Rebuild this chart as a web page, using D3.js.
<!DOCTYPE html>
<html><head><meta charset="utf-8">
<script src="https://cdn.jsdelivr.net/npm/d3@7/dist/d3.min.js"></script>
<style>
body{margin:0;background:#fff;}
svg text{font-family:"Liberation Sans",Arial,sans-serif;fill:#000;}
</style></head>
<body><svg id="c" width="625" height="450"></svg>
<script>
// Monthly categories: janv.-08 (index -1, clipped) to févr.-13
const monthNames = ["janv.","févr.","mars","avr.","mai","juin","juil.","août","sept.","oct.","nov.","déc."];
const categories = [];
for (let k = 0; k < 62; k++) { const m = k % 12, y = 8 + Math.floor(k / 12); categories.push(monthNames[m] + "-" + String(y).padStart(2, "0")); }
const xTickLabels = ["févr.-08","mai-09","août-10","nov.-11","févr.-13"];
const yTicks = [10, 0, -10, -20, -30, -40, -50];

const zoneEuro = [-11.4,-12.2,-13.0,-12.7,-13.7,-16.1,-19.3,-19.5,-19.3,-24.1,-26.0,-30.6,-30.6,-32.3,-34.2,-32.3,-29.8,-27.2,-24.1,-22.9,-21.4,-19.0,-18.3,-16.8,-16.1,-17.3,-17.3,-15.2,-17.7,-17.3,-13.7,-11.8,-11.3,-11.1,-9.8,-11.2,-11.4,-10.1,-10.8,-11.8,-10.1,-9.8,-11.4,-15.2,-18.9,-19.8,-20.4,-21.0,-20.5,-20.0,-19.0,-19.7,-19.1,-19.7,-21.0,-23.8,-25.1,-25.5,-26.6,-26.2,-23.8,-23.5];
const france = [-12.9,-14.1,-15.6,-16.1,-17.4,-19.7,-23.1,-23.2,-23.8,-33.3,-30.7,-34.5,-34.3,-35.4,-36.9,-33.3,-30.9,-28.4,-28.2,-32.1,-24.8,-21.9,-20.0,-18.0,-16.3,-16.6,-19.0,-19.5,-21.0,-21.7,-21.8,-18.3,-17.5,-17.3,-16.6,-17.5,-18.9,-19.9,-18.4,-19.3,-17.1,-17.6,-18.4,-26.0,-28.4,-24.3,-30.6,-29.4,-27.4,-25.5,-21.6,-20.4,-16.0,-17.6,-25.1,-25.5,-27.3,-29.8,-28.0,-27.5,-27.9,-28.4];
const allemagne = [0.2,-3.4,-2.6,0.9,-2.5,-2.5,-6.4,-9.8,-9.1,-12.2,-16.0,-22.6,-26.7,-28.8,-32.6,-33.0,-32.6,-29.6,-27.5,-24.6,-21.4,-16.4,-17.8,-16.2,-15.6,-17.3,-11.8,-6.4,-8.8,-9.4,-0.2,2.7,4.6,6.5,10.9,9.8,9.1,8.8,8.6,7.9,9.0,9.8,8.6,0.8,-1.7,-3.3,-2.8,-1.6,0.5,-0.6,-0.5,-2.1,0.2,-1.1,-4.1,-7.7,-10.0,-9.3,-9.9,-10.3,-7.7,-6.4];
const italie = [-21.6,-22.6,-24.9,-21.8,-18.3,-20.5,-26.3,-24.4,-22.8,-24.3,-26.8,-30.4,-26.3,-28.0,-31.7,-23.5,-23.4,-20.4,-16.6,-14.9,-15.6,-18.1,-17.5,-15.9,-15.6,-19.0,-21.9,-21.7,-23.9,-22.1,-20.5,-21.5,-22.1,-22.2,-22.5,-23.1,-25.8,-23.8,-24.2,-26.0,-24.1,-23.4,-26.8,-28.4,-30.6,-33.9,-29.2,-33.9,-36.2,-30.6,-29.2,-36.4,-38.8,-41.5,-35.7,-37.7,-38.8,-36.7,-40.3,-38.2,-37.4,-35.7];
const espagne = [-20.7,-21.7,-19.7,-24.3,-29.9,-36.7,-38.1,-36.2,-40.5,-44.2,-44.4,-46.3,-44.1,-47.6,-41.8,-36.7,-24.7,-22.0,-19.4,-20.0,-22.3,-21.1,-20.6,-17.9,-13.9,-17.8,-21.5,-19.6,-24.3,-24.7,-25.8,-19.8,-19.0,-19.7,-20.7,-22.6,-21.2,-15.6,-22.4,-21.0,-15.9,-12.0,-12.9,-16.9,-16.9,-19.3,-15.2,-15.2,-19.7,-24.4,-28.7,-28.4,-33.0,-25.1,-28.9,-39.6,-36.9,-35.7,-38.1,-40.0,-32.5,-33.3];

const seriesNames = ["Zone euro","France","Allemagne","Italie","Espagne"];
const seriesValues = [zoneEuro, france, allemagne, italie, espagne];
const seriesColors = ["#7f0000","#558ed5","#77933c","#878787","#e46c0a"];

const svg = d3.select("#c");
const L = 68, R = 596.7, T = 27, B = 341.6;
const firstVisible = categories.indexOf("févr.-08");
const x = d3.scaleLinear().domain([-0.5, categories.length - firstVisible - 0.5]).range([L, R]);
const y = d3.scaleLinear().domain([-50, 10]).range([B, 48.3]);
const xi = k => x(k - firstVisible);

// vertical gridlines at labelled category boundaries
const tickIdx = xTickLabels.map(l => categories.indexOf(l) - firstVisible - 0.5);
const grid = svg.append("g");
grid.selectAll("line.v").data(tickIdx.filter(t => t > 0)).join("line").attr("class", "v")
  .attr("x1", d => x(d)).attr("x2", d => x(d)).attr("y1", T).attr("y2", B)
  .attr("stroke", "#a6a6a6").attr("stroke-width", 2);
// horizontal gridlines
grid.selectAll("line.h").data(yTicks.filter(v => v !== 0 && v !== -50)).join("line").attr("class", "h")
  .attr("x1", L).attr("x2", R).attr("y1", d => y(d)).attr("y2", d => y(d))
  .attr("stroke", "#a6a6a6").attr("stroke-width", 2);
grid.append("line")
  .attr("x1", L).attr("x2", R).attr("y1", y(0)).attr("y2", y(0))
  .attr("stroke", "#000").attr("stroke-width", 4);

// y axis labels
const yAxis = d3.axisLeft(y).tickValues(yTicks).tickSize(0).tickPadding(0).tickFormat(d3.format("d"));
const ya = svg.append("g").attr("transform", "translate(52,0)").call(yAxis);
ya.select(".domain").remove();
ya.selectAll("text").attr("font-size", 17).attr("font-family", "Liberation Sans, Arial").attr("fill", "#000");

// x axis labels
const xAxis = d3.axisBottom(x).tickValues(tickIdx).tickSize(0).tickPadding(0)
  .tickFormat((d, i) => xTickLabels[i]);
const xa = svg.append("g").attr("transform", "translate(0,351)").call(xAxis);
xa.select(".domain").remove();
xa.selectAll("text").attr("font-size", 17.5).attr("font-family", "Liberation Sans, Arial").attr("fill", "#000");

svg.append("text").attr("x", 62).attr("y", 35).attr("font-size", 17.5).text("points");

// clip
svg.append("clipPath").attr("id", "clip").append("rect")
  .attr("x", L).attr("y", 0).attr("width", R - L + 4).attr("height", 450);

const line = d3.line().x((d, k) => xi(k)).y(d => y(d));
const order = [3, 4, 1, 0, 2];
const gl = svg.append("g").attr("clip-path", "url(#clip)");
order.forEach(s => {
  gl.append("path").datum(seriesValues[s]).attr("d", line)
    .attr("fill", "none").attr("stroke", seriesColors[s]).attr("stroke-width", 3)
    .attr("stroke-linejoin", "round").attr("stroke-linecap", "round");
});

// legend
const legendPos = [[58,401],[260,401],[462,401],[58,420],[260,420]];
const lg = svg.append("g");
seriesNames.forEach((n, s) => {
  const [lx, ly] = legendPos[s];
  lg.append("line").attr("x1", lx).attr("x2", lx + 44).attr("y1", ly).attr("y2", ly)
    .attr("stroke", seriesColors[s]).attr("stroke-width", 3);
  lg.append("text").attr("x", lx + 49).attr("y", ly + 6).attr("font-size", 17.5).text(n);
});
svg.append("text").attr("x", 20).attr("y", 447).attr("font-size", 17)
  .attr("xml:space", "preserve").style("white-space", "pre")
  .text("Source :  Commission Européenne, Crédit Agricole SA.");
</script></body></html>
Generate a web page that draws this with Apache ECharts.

# # # # # # #

In the listing above, please print only the lines from the first one to the line where "const yTicks = [10, 0, -10, -20, -30, -40, -50];" appears, exactly as written, both of those lines included.

Rebuild this chart as a web page, using D3.js.
<!DOCTYPE html>
<html><head><meta charset="utf-8">
<script src="https://cdn.jsdelivr.net/npm/d3@7/dist/d3.min.js"></script>
<style>
body{margin:0;background:#fff;}
svg text{font-family:"Liberation Sans",Arial,sans-serif;fill:#000;}
</style></head>
<body><svg id="c" width="625" height="450"></svg>
<script>
// Monthly categories: janv.-08 (index -1, clipped) to févr.-13
const monthNames = ["janv.","févr.","mars","avr.","mai","juin","juil.","août","sept.","oct.","nov.","déc."];
const categories = [];
for (let k = 0; k < 62; k++) { const m = k % 12, y = 8 + Math.floor(k / 12); categories.push(monthNames[m] + "-" + String(y).padStart(2, "0")); }
const xTickLabels = ["févr.-08","mai-09","août-10","nov.-11","févr.-13"];
const yTicks = [10, 0, -10, -20, -30, -40, -50];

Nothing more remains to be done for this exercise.